WHAT IS ASKED: Leave out the pictures and repeat the rest of the material exactly.

..............................

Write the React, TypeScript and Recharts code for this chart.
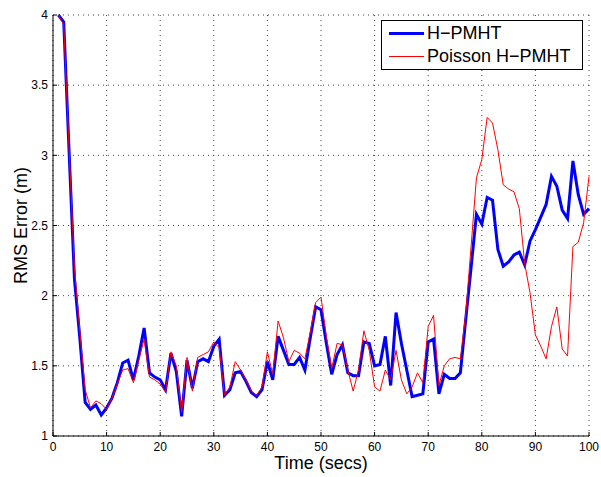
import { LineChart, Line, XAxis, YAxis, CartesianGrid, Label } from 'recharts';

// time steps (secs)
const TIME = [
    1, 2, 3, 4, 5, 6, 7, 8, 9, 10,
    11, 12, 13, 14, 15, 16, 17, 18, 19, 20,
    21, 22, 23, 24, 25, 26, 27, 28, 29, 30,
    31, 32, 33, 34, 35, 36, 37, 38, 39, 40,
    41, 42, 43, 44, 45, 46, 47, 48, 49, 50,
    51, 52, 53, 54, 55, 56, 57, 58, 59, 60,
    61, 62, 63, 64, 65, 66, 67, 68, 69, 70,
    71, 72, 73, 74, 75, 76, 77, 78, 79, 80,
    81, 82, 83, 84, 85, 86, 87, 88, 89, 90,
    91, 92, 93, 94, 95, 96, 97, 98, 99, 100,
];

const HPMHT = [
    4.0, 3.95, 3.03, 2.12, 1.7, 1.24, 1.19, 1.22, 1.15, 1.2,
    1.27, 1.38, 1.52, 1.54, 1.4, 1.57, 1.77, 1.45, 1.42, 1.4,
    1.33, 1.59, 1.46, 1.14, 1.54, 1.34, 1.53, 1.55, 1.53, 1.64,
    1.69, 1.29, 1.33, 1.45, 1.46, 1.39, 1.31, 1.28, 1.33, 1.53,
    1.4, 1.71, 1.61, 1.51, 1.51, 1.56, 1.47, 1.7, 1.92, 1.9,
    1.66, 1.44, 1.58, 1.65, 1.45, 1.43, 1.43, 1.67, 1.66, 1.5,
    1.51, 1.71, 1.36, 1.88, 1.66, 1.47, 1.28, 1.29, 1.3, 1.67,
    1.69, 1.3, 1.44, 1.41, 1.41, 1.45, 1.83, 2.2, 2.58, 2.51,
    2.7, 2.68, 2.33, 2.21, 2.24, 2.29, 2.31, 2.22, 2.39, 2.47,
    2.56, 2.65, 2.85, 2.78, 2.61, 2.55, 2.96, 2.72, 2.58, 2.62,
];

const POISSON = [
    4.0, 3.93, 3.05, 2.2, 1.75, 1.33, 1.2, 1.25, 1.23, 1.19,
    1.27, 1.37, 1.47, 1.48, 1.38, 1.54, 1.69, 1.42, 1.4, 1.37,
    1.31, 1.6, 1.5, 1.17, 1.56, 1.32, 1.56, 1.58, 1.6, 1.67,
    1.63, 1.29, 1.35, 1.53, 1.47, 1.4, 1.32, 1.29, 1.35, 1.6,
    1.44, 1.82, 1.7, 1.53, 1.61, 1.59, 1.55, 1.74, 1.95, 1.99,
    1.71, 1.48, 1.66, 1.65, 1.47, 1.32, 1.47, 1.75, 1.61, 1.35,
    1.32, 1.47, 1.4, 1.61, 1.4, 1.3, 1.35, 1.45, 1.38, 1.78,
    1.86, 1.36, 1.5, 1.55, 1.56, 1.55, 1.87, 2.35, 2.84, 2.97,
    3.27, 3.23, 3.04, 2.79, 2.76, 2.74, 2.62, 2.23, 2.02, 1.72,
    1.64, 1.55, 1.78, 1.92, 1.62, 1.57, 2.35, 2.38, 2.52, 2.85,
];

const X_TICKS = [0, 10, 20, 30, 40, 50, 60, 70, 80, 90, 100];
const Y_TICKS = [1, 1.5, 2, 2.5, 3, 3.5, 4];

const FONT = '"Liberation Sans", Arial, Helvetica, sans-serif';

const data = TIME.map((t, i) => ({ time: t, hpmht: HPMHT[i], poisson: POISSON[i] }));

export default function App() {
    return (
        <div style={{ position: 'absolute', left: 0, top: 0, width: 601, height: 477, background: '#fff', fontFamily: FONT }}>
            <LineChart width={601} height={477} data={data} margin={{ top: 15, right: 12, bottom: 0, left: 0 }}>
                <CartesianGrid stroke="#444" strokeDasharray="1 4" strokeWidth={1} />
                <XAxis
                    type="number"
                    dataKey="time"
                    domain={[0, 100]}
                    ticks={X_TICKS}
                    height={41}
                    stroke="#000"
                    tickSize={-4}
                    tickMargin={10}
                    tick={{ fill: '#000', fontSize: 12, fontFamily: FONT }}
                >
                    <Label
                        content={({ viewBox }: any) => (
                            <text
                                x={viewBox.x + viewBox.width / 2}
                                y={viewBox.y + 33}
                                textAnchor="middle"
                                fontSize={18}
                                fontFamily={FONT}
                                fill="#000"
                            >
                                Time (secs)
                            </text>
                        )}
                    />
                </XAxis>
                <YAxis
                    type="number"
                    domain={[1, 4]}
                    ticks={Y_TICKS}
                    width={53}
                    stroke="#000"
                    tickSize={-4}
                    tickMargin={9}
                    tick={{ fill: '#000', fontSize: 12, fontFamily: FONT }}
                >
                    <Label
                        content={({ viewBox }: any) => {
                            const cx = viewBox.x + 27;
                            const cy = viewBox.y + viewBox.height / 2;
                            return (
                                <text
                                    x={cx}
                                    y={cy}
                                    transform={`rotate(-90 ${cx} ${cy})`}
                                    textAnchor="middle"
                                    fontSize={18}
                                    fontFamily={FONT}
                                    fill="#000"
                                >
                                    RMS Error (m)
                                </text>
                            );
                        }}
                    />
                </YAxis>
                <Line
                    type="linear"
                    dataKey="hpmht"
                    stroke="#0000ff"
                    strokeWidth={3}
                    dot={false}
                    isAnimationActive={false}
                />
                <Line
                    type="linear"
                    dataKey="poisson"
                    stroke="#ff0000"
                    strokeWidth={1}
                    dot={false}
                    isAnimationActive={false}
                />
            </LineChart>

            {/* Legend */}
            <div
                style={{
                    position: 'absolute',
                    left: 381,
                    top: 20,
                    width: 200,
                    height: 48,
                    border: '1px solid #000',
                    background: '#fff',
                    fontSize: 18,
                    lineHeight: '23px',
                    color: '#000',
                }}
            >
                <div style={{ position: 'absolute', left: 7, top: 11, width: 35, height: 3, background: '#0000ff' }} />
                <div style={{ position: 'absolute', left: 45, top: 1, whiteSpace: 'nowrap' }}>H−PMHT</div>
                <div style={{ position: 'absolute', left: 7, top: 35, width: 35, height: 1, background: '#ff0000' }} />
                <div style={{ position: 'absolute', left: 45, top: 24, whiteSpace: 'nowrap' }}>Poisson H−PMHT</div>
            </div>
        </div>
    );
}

..............................

ANSWER TO THE EXERCISE:
Write the React, TypeScript and Recharts code for this chart.
import { LineChart, Line, XAxis, YAxis, CartesianGrid, Label } from 'recharts';

// time steps (secs)
const TIME = [
    1, 2, 3, 4, 5, 6, 7, 8, 9, 10,
    11, 12, 13, 14, 15, 16, 17, 18, 19, 20,
    21, 22, 23, 24, 25, 26, 27, 28, 29, 30,
    31, 32, 33, 34, 35, 36, 37, 38, 39, 40,
    41, 42, 43, 44, 45, 46, 47, 48, 49, 50,
    51, 52, 53, 54, 55, 56, 57, 58, 59, 60,
    61, 62, 63, 64, 65, 66, 67, 68, 69, 70,
    71, 72, 73, 74, 75, 76, 77, 78, 79, 80,
    81, 82, 83, 84, 85, 86, 87, 88, 89, 90,
    91, 92, 93, 94, 95, 96, 97, 98, 99, 100,
];

const HPMHT = [
    4.0, 3.95, 3.03, 2.12, 1.7, 1.24, 1.19, 1.22, 1.15, 1.2,
    1.27, 1.38, 1.52, 1.54, 1.4, 1.57, 1.77, 1.45, 1.42, 1.4,
    1.33, 1.59, 1.46, 1.14, 1.54, 1.34, 1.53, 1.55, 1.53, 1.64,
    1.69, 1.29, 1.33, 1.45, 1.46, 1.39, 1.31, 1.28, 1.33, 1.53,
    1.4, 1.71, 1.61, 1.51, 1.51, 1.56, 1.47, 1.7, 1.92, 1.9,
    1.66, 1.44, 1.58, 1.65, 1.45, 1.43, 1.43, 1.67, 1.66, 1.5,
    1.51, 1.71, 1.36, 1.88, 1.66, 1.47, 1.28, 1.29, 1.3, 1.67,
    1.69, 1.3, 1.44, 1.41, 1.41, 1.45, 1.83, 2.2, 2.58, 2.51,
    2.7, 2.68, 2.33, 2.21, 2.24, 2.29, 2.31, 2.22, 2.39, 2.47,
    2.56, 2.65, 2.85, 2.78, 2.61, 2.55, 2.96, 2.72, 2.58, 2.62,
];

const POISSON = [
    4.0, 3.93, 3.05, 2.2, 1.75, 1.33, 1.2, 1.25, 1.23, 1.19,
    1.27, 1.37, 1.47, 1.48, 1.38, 1.54, 1.69, 1.42, 1.4, 1.37,
    1.31, 1.6, 1.5, 1.17, 1.56, 1.32, 1.56, 1.58, 1.6, 1.67,
    1.63, 1.29, 1.35, 1.53, 1.47, 1.4, 1.32, 1.29, 1.35, 1.6,
    1.44, 1.82, 1.7, 1.53, 1.61, 1.59, 1.55, 1.74, 1.95, 1.99,
    1.71, 1.48, 1.66, 1.65, 1.47, 1.32, 1.47, 1.75, 1.61, 1.35,
    1.32, 1.47, 1.4, 1.61, 1.4, 1.3, 1.35, 1.45, 1.38, 1.78,
    1.86, 1.36, 1.5, 1.55, 1.56, 1.55, 1.87, 2.35, 2.84, 2.97,
    3.27, 3.23, 3.04, 2.79, 2.76, 2.74, 2.62, 2.23, 2.02, 1.72,
    1.64, 1.55, 1.78, 1.92, 1.62, 1.57, 2.35, 2.38, 2.52, 2.85,
];

const X_TICKS = [0, 10, 20, 30, 40, 50, 60, 70, 80, 90, 100];
const Y_TICKS = [1, 1.5, 2, 2.5, 3, 3.5, 4];

const FONT = '"Liberation Sans", Arial, Helvetica, sans-serif';

const data = TIME.map((t, i) => ({ time: t, hpmht: HPMHT[i], poisson: POISSON[i] }));

export default function App() {
    return (
        <div style={{ position: 'absolute', left: 0, top: 0, width: 601, height: 477, background: '#fff', fontFamily: FONT }}>
            <LineChart width={601} height={477} data={data} margin={{ top: 15, right: 12, bottom: 0, left: 0 }}>
                <CartesianGrid stroke="#444" strokeDasharray="1 4" strokeWidth={1} />
                <XAxis
                    type="number"
                    dataKey="time"
                    domain={[0, 100]}
                    ticks={X_TICKS}
                    height={41}
                    stroke="#000"
                    tickSize={-4}
                    tickMargin={10}
                    tick={{ fill: '#000', fontSize: 12, fontFamily: FONT }}
                >
                    <Label
                        content={({ viewBox }: any) => (
                            <text
                                x={viewBox.x + viewBox.width / 2}
                                y={viewBox.y + 33}
                                textAnchor="middle"
                                fontSize={18}
                                fontFamily={FONT}
                                fill="#000"
                            >
                                Time (secs)
                            </text>
                        )}
                    />
                </XAxis>
                <YAxis
                    type="number"
                    domain={[1, 4]}
                    ticks={Y_TICKS}
                    width={53}
                    stroke="#000"
                    tickSize={-4}
                    tickMargin={9}
                    tick={{ fill: '#000', fontSize: 12, fontFamily: FONT }}
                >
                    <Label
                        content={({ viewBox }: any) => {
                            const cx = viewBox.x + 27;
                            const cy = viewBox.y + viewBox.height / 2;
                            return (
                                <text
                                    x={cx}
                                    y={cy}
                                    transform={`rotate(-90 ${cx} ${cy})`}
                                    textAnchor="middle"
                                    fontSize={18}
                                    fontFamily={FONT}
                                    fill="#000"
                                >
                                    RMS Error (m)
                                </text>
                            );
                        }}
                    />
                </YAxis>
                <Line
                    type="linear"
                    dataKey="hpmht"
                    stroke="#0000ff"
                    strokeWidth={3}
                    dot={false}
                    isAnimationActive={false}
                />
                <Line
                    type="linear"
                    dataKey="poisson"
                    stroke="#ff0000"
                    strokeWidth={1}
                    dot={false}
                    isAnimationActive={false}
                />
            </LineChart>

            {/* Legend */}
            <div
                style={{
                    position: 'absolute',
                    left: 381,
                    top: 20,
                    width: 200,
                    height: 48,
                    border: '1px solid #000',
                    background: '#fff',
                    fontSize: 18,
                    lineHeight: '23px',
                    color: '#000',
                }}
            >
                <div style={{ position: 'absolute', left: 7, top: 11, width: 35, height: 3, background: '#0000ff' }} />
                <div style={{ position: 'absolute', left: 45, top: 1, whiteSpace: 'nowrap' }}>H−PMHT</div>
                <div style={{ position: 'absolute', left: 7, top: 35, width: 35, height: 1, background: '#ff0000' }} />
                <div style={{ position: 'absolute', left: 45, top: 24, whiteSpace: 'nowrap' }}>Poisson H−PMHT</div>
            </div>
        </div>
    );
}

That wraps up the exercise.